Libé : Vous venez de publier votre dernier ouvrage "La Burda du désert", parlez-nous de ce nouveau-né.

Touria Iqbal : L’idée du livre est née à partir du travail artistique de Faïza Tidjani, peintre autodidacte algérienne qui a réalisé trente tableaux inspirés par le vent du désert et le souffle du divin. Née et ayant grandi dans un environnement soufi, Faïza exprime son univers pictural aux confins de la spiritualité et de l’esthétisme. Ces tableaux montrent inlassablement le même thème visuel : palmiers dattiers, poissons entrelacés, phénix fantastiques, pyramides, ondulations et ascensions, le tout édifié sur le fond en poussière d’ornements répétitifs qui, à voir de plus près, dévoilent les mots du poème panégyrique de la célèbre Al Burda (le Manteau) de l’Imam Al Bûsayrî. A observer ces tableaux énigmatiques surgis des sables du désert, j’ai eu une forte sensation m’invitant à la fois à une montée dans des sphères supérieures et une descente dans les abysses de l’intériorité, là où tout se fond, se fonde et se refait ; là où tout est confusion et clarté, là où je ne suis que réceptacle à l’affût des secrets et des mystères … Une œuvre qui nous ramène à la source et à l’essentiel confirmant le propos du Grand maître Ibn Arabi. Dans cette aventure fascinante, Muhammad Vâlsan nous rejoint très vite. Fils de Michel Vâlsan qui fut le premier interprète d’Ibn Arabi en Occident et directeur de la revue « Science Sacrée », il poursuit l’œuvre de son père et étudie l’expression universelle des doctrines initiatiques.

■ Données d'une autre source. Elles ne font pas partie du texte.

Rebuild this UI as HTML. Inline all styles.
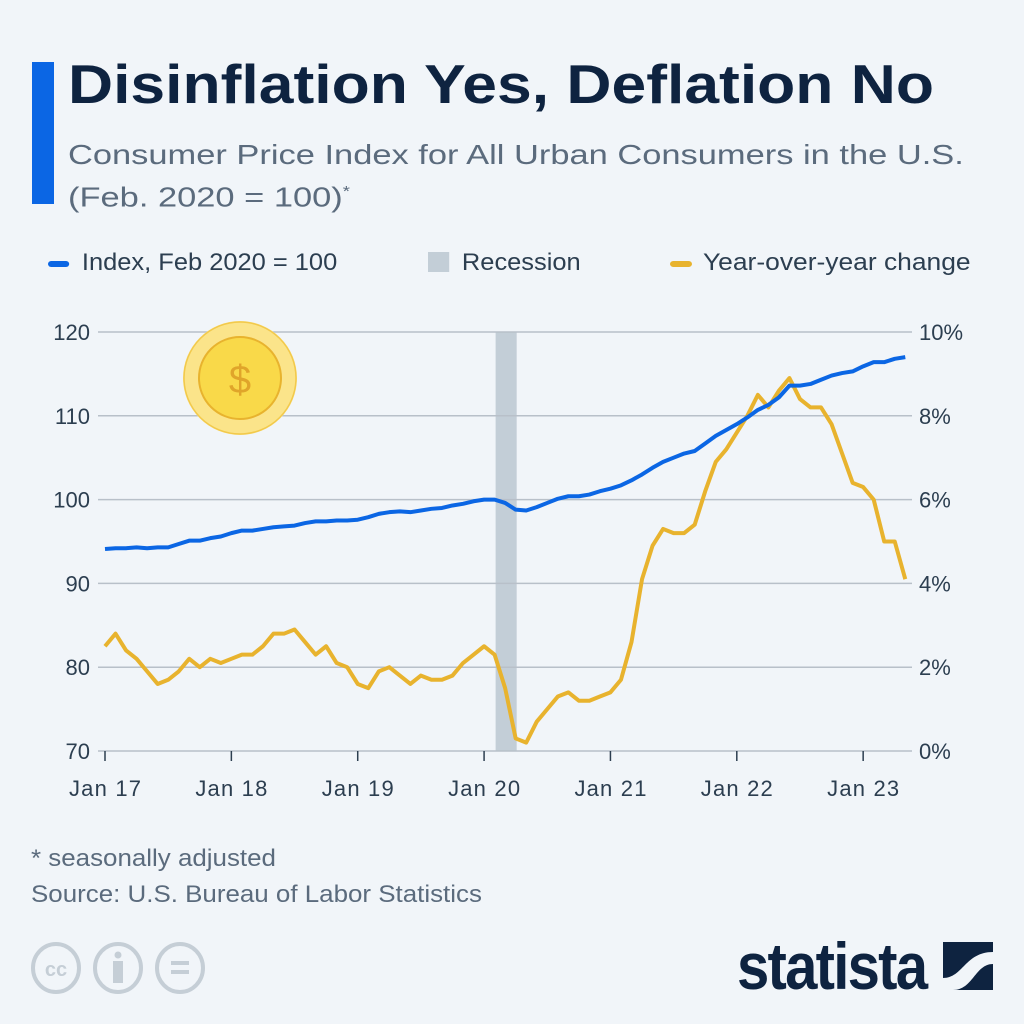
<!DOCTYPE html>
<html><head><meta charset="utf-8"><style>
body{margin:0;background:#f1f5f9;font-family:"Liberation Sans",sans-serif;}
#wrap{position:relative;width:1024px;height:1024px;overflow:hidden;background:#f1f5f9;}
.t{position:absolute;white-space:nowrap;transform-origin:left top;}
</style></head><body>
<div id="wrap">
<div class="t" style="left:32px;top:62px;width:22px;height:142px;background:#0b66e4"></div>
<div class="t" style="left:68px;top:52px;font-size:55px;font-weight:bold;color:#0e2340;transform:scaleX(1.135)">Disinflation Yes, Deflation No</div>
<div class="t" style="left:68px;top:136px;font-size:28px;line-height:37px;color:#5b6b7d;transform:scaleX(1.23)">Consumer Price Index for All Urban Consumers in the U.S.<br>(Feb. 2020 = 100)<sup style="font-size:15px">*</sup></div>
<div class="t" style="left:48px;top:249px;font-size:24px;color:#2c3e50;transform:scaleX(1.06)"><span style="display:inline-block;width:20px;height:6px;background:#0b66e4;border-radius:3px;vertical-align:middle;margin-right:12px"></span>Index, Feb 2020 = 100</div>
<div class="t" style="left:428px;top:249px;font-size:24px;color:#2c3e50;transform:scaleX(1.06)"><span style="display:inline-block;width:20px;height:20px;background:#c3ced7;vertical-align:middle;margin-right:12px;position:relative;top:-2px"></span>Recession</div>
<div class="t" style="left:670px;top:249px;font-size:24px;color:#2c3e50;transform:scaleX(1.1)"><span style="display:inline-block;width:20px;height:6px;background:#e8b32e;border-radius:3px;vertical-align:middle;margin-right:10px"></span>Year-over-year change</div>
<svg id="chart" width="1024" height="1024" style="position:absolute;left:0;top:0" font-family="Liberation Sans, sans-serif"></svg>
<div class="t" style="left:31px;top:845px;font-size:24px;color:#5b6b7d;transform:scaleX(1.08)">* seasonally adjusted</div>
<div class="t" style="left:31px;top:881px;font-size:24px;color:#5b6b7d;transform:scaleX(1.08)">Source: U.S. Bureau of Labor Statistics</div>
<svg class="t" style="left:30px;top:942px" width="190" height="54">
<g fill="none" stroke="#c5ced6" stroke-width="4"><ellipse cx="26" cy="26" rx="23" ry="24"/><ellipse cx="88" cy="26" rx="23" ry="24"/><ellipse cx="150" cy="26" rx="23" ry="24"/></g>
<text x="26" y="34" text-anchor="middle" font-size="20" font-weight="bold" fill="#c5ced6">cc</text>
<circle cx="88" cy="13" r="3.5" fill="#c5ced6"/><rect x="83" y="19" width="10" height="22" fill="#c5ced6"/>
<rect x="141" y="19" width="18" height="4" fill="#c5ced6"/><rect x="141" y="28" width="18" height="4" fill="#c5ced6"/>
</svg>
<div class="t" style="left:737px;top:928px;font-size:66px;font-weight:bold;color:#0e2340;letter-spacing:-2px;transform:scaleX(0.88)">statista</div>
<svg class="t" style="left:943px;top:942px" width="50" height="48"><rect width="50" height="48" fill="#0e2340"/><path d="M0 36 C20 36 22 10 50 10 L50 22 C32 22 30 48 10 48 L0 48Z" fill="#f1f5f9"/></svg>
</div>
<script>
const idxValues=[94.1,94.2,94.2,94.3,94.2,94.3,94.3,94.7,95.1,95.1,95.4,95.6,
96.0,96.3,96.3,96.5,96.7,96.8,96.9,97.2,97.4,97.4,97.5,97.5,
97.6,97.9,98.3,98.5,98.6,98.5,98.7,98.9,99.0,99.3,99.5,99.8,
100.0,100.0,99.6,98.8,98.7,99.1,99.6,100.1,100.4,100.4,100.6,101.0,
101.3,101.7,102.3,103.0,103.8,104.5,105.0,105.5,105.8,106.7,107.6,108.3,
109.0,109.8,110.7,111.3,112.2,113.6,113.6,113.8,114.3,114.8,115.1,115.3,
115.9,116.4,116.4,116.8,117.0];
const yoyValues=[2.5,2.8,2.4,2.2,1.9,1.6,1.7,1.9,2.2,2.0,2.2,2.1,
2.2,2.3,2.3,2.5,2.8,2.8,2.9,2.6,2.3,2.5,2.1,2.0,
1.6,1.5,1.9,2.0,1.8,1.6,1.8,1.7,1.7,1.8,2.1,2.3,
2.5,2.3,1.5,0.3,0.2,0.7,1.0,1.3,1.4,1.2,1.2,1.3,
1.4,1.7,2.6,4.1,4.9,5.3,5.2,5.2,5.4,6.2,6.9,7.2,
7.6,8.0,8.5,8.2,8.6,8.9,8.4,8.2,8.2,7.8,7.1,6.4,
6.3,6.0,5.0,5.0,4.1];
const leftTicks=[70,80,90,100,110,120];
const rightTicks=[0,2,4,6,8,10];
const xTickLabels=["Jan 17","Jan 18","Jan 19","Jan 20","Jan 21","Jan 22","Jan 23"];
const recession=[37,39];

const svg=document.getElementById('chart');
const NS='http://www.w3.org/2000/svg';
const X0=105,MONTH=10.53,YT=332,YB=751;
const xs=i=>X0+i*MONTH;
const yL=v=>YB-(v-70)/50*(YB-YT);
const yR=v=>YB-v/10*(YB-YT);
function mk(tag,attrs){const e=document.createElementNS(NS,tag);for(const k in attrs)e.setAttribute(k,attrs[k]);svg.appendChild(e);return e;}

const rec=mk('rect',{x:xs(recession[0])+1,y:YT,width:xs(recession[1])-xs(recession[0]),height:YB-YT,fill:'#c3ced7'});



leftTicks.forEach((v,i)=>{
  const g=mk('line',{x1:98,x2:912,y1:yL(v),y2:yL(v),stroke:'#b8c0c9','stroke-width':1.5});
  
  
  const t=mk('text',{x:90,y:yL(v)+8,'text-anchor':'end','font-size':22,fill:'#2c3e50'});t.textContent=v;
  
  
  const r=mk('text',{x:919,y:yR(rightTicks[i])+8,'font-size':22,fill:'#2c3e50'});r.textContent=rightTicks[i]+'%';
  
  
});
xTickLabels.forEach((l,i)=>{
  const x=xs(i*12);
  const tk=mk('line',{x1:x,x2:x,y1:YB,y2:YB+10,stroke:'#2c3e50','stroke-width':1.5});
  
  
  const t=mk('text',{x:x,y:796,'text-anchor':'middle','font-size':22,fill:'#2c3e50',textLength:72});t.textContent=l;
  
  
});

const c1=mk('circle',{cx:240,cy:378,r:57,fill:'#fbe48a'});


const c2=mk('circle',{cx:240,cy:378,r:56,fill:'none',stroke:'#f2c94c','stroke-width':1.5});


const c3=mk('circle',{cx:240,cy:378,r:41,fill:'#f9d949',stroke:'#e8b32e','stroke-width':2});


const cd=mk('text',{x:240,y:393,'text-anchor':'middle','font-size':40,fill:'#e0a52a'});cd.textContent='$';



const yl=mk('polyline',{points:yoyValues.map((v,i)=>xs(i)+','+yR(v)).join(' '),fill:'none',stroke:'#e8b32e','stroke-width':4,'stroke-linejoin':'round'});


const bl=mk('polyline',{points:idxValues.map((v,i)=>xs(i)+','+yL(v)).join(' '),fill:'none',stroke:'#0b66e4','stroke-width':4,'stroke-linejoin':'round'});


</script>
</body></html>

La spiritualité est-elle ainsi universelle ?
Assurément. En matière de spiritualité, cœur vibrant de chaque religion et chaque forme traditionnelle, nous disons tous la même chose car nous sommes tous rattachés à un même Principe Supérieur. La Vérité étant issue de l’Un, il y a identité essentielle de toutes les doctrines sacrées. Dans toutes les traditions, le message repose sur un symbolisme et les grands sages ne cessent de rappeler l’universalité intelligible du symbole initiatique et religieux. C’est pourquoi, retrouver le message profond et le langage commun à toutes les traditions est aujourd’hui fondamental. Les formes extérieures peuvent nous séparer, mais le message intérieur est là pour nous rassembler… Au bout du cheminement, toute forme extérieure disparaît pour ramener vers l’Essentiel.

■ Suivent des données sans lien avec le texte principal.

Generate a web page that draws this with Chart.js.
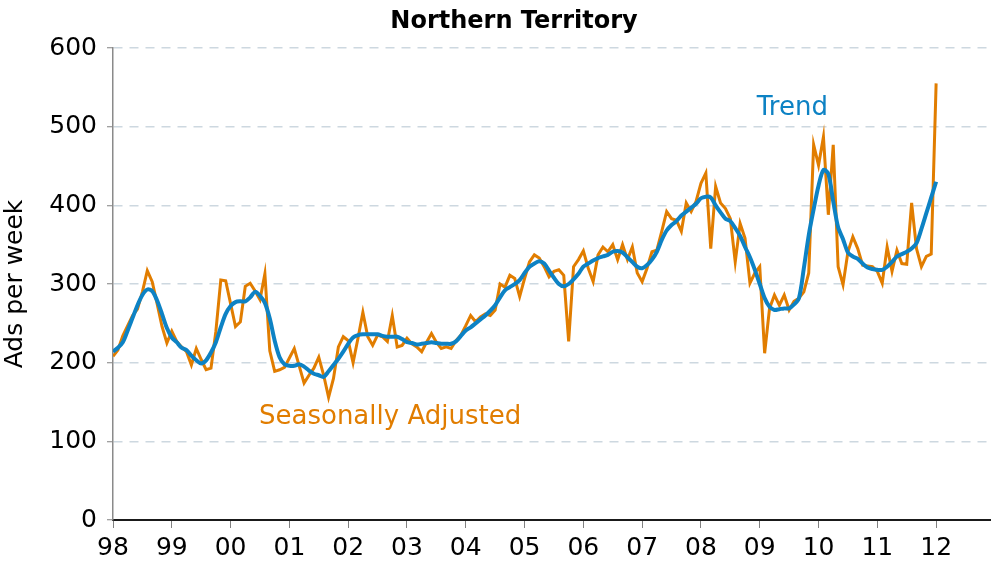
<!DOCTYPE html>
<html>
<head>
<meta charset="utf-8">
<script src="https://cdn.jsdelivr.net/npm/chart.js@4.4.1/dist/chart.umd.min.js"></script>
<style>
html,body{margin:0;padding:0;background:#fff;}
#wrap{width:991px;height:575px;position:relative;}
</style>
</head>
<body>
<div id="wrap"><canvas id="c" width="991" height="575"></canvas></div>
<script>
// Monthly series, Jan 1998 (month 0) to Jan 2012 (month 168)
const seasonallyAdjusted = [
  208,216,234,247,260,268,290,317,303,275,246,225,
  240,227,220,214,197,218,204,191,193,240,305,304,
  275,246,252,297,301,291,280,313,215,189,191,194,
  206,218,196,174,184,193,207,184,156,180,220,233,
  228,200,231,264,233,222,235,233,227,260,220,222,
  231,224,220,214,226,237,226,218,220,218,228,235,
  247,260,252,258,262,260,267,300,296,311,307,284,
  307,328,337,333,322,309,316,318,311,227,322,331,
  342,320,303,337,347,341,350,331,350,331,347,314,
  303,320,341,343,367,392,383,381,367,403,392,405,
  428,441,345,424,403,396,383,328,377,358,301,314,
  322,212,269,286,273,286,267,278,282,290,314,477,
  451,487,388,477,322,299,341,360,345,324,323,322,
  316,301,347,316,343,326,325,403,345,322,335,338,
  555
];
const trend = [
  214,219,226,241,257,273,286,293,291,279,262,244,
  232,226,219,216,209,203,199,203,213,226,245,262,
  272,277,278,278,283,290,285,276,256,228,207,198,
  196,196,198,195,190,186,184,182,189,197,205,214,
  224,232,235,236,236,236,236,234,233,233,233,230,
  226,225,223,224,225,226,225,224,224,224,227,234,
  241,245,250,255,260,266,273,283,292,296,300,305,
  314,322,326,329,326,317,308,300,297,300,306,313,
  322,326,330,333,335,337,341,342,340,334,328,322,
  320,324,331,341,356,368,375,380,387,392,397,402,
  409,411,410,400,391,383,380,371,361,347,334,318,
  300,282,271,267,268,269,269,274,282,320,362,395,
  425,445,440,405,372,357,340,335,332,326,321,319,
  318,318,322,328,335,338,341,345,352,370,390,410,
  430
];
const yearLabels = ['98','99','00','01','02','03','04','05','06','07','08','09','10','11','12'];
const yTicks = [0,100,200,300,400,500,600];
const chartTitle = 'Northern Territory';

const ORANGE = '#E17D00';
const BLUE = '#0D82C4';
const FONT = "'DejaVu Sans', Verdana, sans-serif";

const toPoints = arr => arr.map((v, i) => ({x: i, y: v}));

const labelPlugin = {
  id: 'seriesLabels',
  afterDraw(chart) {
    const {ctx, scales: {x, y}} = chart;
    ctx.save();
    ctx.font = "26px " + FONT;
    ctx.textAlign = 'left';
    ctx.textBaseline = 'alphabetic';
    ctx.fillStyle = BLUE;
    ctx.fillText('Trend', x.getPixelForValue(131.4), y.getPixelForValue(515));
    ctx.fillStyle = ORANGE;
    ctx.fillText('Seasonally Adjusted', x.getPixelForValue(29.8), y.getPixelForValue(122));
    ctx.font = "bold 24px " + FONT;
    ctx.fillStyle = '#000';
    ctx.textAlign = 'center';
    ctx.textBaseline = 'middle';
    ctx.fillText(chartTitle, 514, 22);
    ctx.restore();
  }
};

new Chart(document.getElementById('c'), {
  type: 'line',
  data: {
    datasets: [
      {label: 'Seasonally Adjusted', data: toPoints(seasonallyAdjusted), borderColor: ORANGE,
       borderWidth: 3, pointRadius: 0, tension: 0, order: 2, fill: false},
      {label: 'Trend', data: toPoints(trend), borderColor: BLUE,
       borderWidth: 4, pointRadius: 0, tension: 0.3, order: 1, fill: false}
    ]
  },
  options: {
    responsive: false,
    animation: false,
    layout: {padding: {top: 48, left: 0, right: 0, bottom: 0}},
    plugins: {
      legend: {display: false},
      tooltip: {enabled: false},
      title: {display: false}
    },
    scales: {
      x: {
        type: 'linear', min: 0, max: 179.2,
        afterFit: s => { s.height = 55; },
        ticks: {
          stepSize: 12, includeBounds: false, autoSkip: false, maxRotation: 0,
          color: '#000', font: {family: FONT, size: 25}, padding: 5,
          callback: v => { const k = Math.round(v / 12); return (v % 12 === 0 && k < yearLabels.length) ? yearLabels[k] : ''; }
        },
        grid: {display: true, drawOnChartArea: false, drawTicks: true, tickLength: 8, tickColor: '#808080', tickWidth: 1},
        border: {display: true, color: '#1a1a1a', width: 2}
      },
      y: {
        min: 0, max: 600,
        afterFit: s => { s.width = 113; },
        afterBuildTicks: s => { s.ticks = yTicks.map(v => ({value: v})); },
        ticks: {color: '#000', font: {family: FONT, size: 25}, padding: 10},
        title: {display: true, text: 'Ads per week', color: '#000', font: {family: FONT, size: 25}, padding: {top: 0, bottom: 6}},
        grid: {color: ctx => ctx.tick && ctx.tick.value === 0 ? 'rgba(0,0,0,0)' : '#CDD8E0', lineWidth: 1.5, tickLength: 6, tickColor: '#808080', tickWidth: 1},
        border: {display: true, color: '#8a8a8a', width: 1.5, dash: [9, 7]}
      }
    }
  },
  plugins: [labelPlugin]
});
</script>
</body>
</html>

Peut-on donc assister à une œuvre avec des intellectuels spirituels d'autres religions ?
Espérons-le, car un tel effort est non seulement souhaitable aujourd’hui mais il est indispensable dans un monde en perte de sens et de repères. Encore faut-il être suffisamment ouvert et éclairé pour créer les conditions d’un discours universel. Dans le Coran, le Verset 63 de la 3ème sourate exhorte : ’’ Dis : Ô gens du Livre, élevez vous à une parole également valable entre nous’’. C’est cette parole unificatrice, vivifiante et ressemblante dont on a le plus besoin aujourd’hui, une parole qui nous hisse au-delà des divergences et des fausses différences. Or, la voix des sages, même si elle ne fait que murmurer au milieu d’un grand chaos est porteuse d’espoir… Quand la sagesse règne, l’humain apaisé est en osmose avec lui-même et avec le cosmos.

Comment parvient-on à traduire les textes sacrés et spirituels ?

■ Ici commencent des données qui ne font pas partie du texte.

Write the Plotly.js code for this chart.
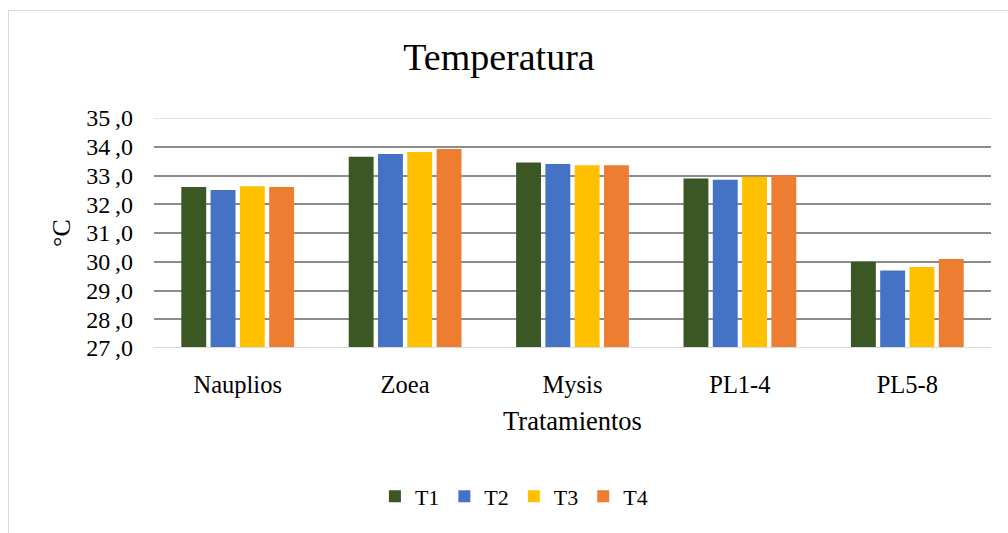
<!DOCTYPE html>
<html>
<head>
<meta charset="utf-8">
<script src="https://cdn.plot.ly/plotly-3.0.1.min.js"></script>
<style>
  html, body { margin: 0; padding: 0; background: #fff; }
  #chart { width: 1008px; height: 533px; }
  #frame { position: absolute; left: 8px; top: 10px; width: 1100px; height: 600px;
           border-left: 1px solid #d9d9d9; border-top: 1px solid #d9d9d9; pointer-events: none; }
</style>
</head>
<body>
<div id="chart"></div>
<div id="frame"></div>
<script>
const categories = ["Nauplios", "Zoea", "Mysis", "PL1-4", "PL5-8"];
const seriesNames = ["T1", "T2", "T3", "T4"];
const T1 = [32.6, 33.65, 33.45, 32.9, 30.0];
const T2 = [32.5, 33.75, 33.4, 32.85, 29.7];
const T3 = [32.63, 33.82, 33.36, 32.96, 29.82];
const T4 = [32.6, 33.92, 33.36, 33.01, 30.1];
const colors = ["#3a5724", "#4472c4", "#ffc000", "#ed7d31"];
const yTicks = [27, 28, 29, 30, 31, 32, 33, 34, 35];
const yTickText = yTicks.map(v => v.toFixed(1).replace(".", "\u2009,"));

const values = [T1, T2, T3, T4];
const serif = "Liberation Serif, Times New Roman, serif";

const traces = values.map((v, i) => ({
  type: "bar",
  name: seriesNames[i],
  x: categories,
  y: v,
  base: 0,
  marker: { color: colors[i] },
  hoverinfo: "x+y+name"
}));

const layout = {
  width: 1008,
  height: 533,
  margin: { l: 154, r: 17, t: 118, b: 185 },
  paper_bgcolor: "#ffffff",
  plot_bgcolor: "#ffffff",
  barmode: "group",
  bargap: 0.30,
  bargroupgap: 0.15,
  title: {
    text: "Temperatura",
    font: { family: serif, size: 38, color: "#000" },
    x: 0.495, xanchor: "center",
    y: 0.893, yanchor: "middle"
  },
  font: { family: serif, color: "#000" },
  xaxis: {
    type: "category",
    showgrid: false,
    showline: false,
    zeroline: false,
    ticks: "",
    ticklabelstandoff: 19,
    tickfont: { family: serif, size: 24.5, color: "#000" },
    title: { text: "Tratamientos", font: { family: serif, size: 26.5, color: "#000" }, standoff: 14 }
  },
  yaxis: {
    range: [27, 35],
    tickvals: yTicks,
    ticktext: yTickText,
    showgrid: true,
    gridcolor: "#8c8c8c",
    gridwidth: 2,
    zeroline: false,
    showline: false,
    ticks: "",
    ticklabelstandoff: 20,
    tickfont: { family: serif, size: 24, color: "#000" },
    title: { text: "°C", font: { family: serif, size: 26, color: "#000" }, standoff: 8 }
  },
  shapes: [
    { type: "line", xref: "paper", x0: 0, x1: 1, yref: "y", y0: 35, y1: 35,
      line: { color: "#e0e0e0", width: 2 }, layer: "above" },
    { type: "line", xref: "paper", x0: 0, x1: 1, yref: "y", y0: 27, y1: 27,
      line: { color: "#d9d9d9", width: 2 }, layer: "above" }
  ],
  showlegend: true,
  legend: {
    orientation: "h",
    x: 0.43, xanchor: "center",
    y: -0.645, yanchor: "middle",
    font: { family: serif, size: 22, color: "#000" },
    itemwidth: 30,
    traceorder: "normal"
  }
};

Plotly.newPlot("chart", traces, layout, { displayModeBar: false, staticPlot: true });
</script>
</body>
</html>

La traduction, si elle n’est pas trahison, elle est un amoindrissement. Pour les textes sacrés, on peut tout au plus traduire quelques sens. Si tous les livres révélés ont une structure sacrée, n’oublions pas que les écrits des grands Maîtres sont inspirés et écrits dans la Langue Sacrée et obéissent eux-mêmes à cette architecture. C’est dans ce sens qu’ils s’avèrent être un Tout ordonné par la Sagesse. D’où leur caractère de textes vivants constamment productifs de sens à chaque fois renouvelé. Aussi se pose le problème de l’interprétation (atta’wîl) et du commentaire (attafsîr) de ces textes fondateurs avant leur traduction d’une langue à une autre. Jusqu’à quel point le traducteur a accès à l’interprétation d’un texte sacré? A-t-il les qualifications nécessaires à en cerner les différents sens possibles? Quelle signification privilégier dans une traduction et selon quels critères? C’est dire la difficulté et l’immense responsabilité d’un traducteur, surtout quand il s’agit d’un turjumâne des secrets sacrés.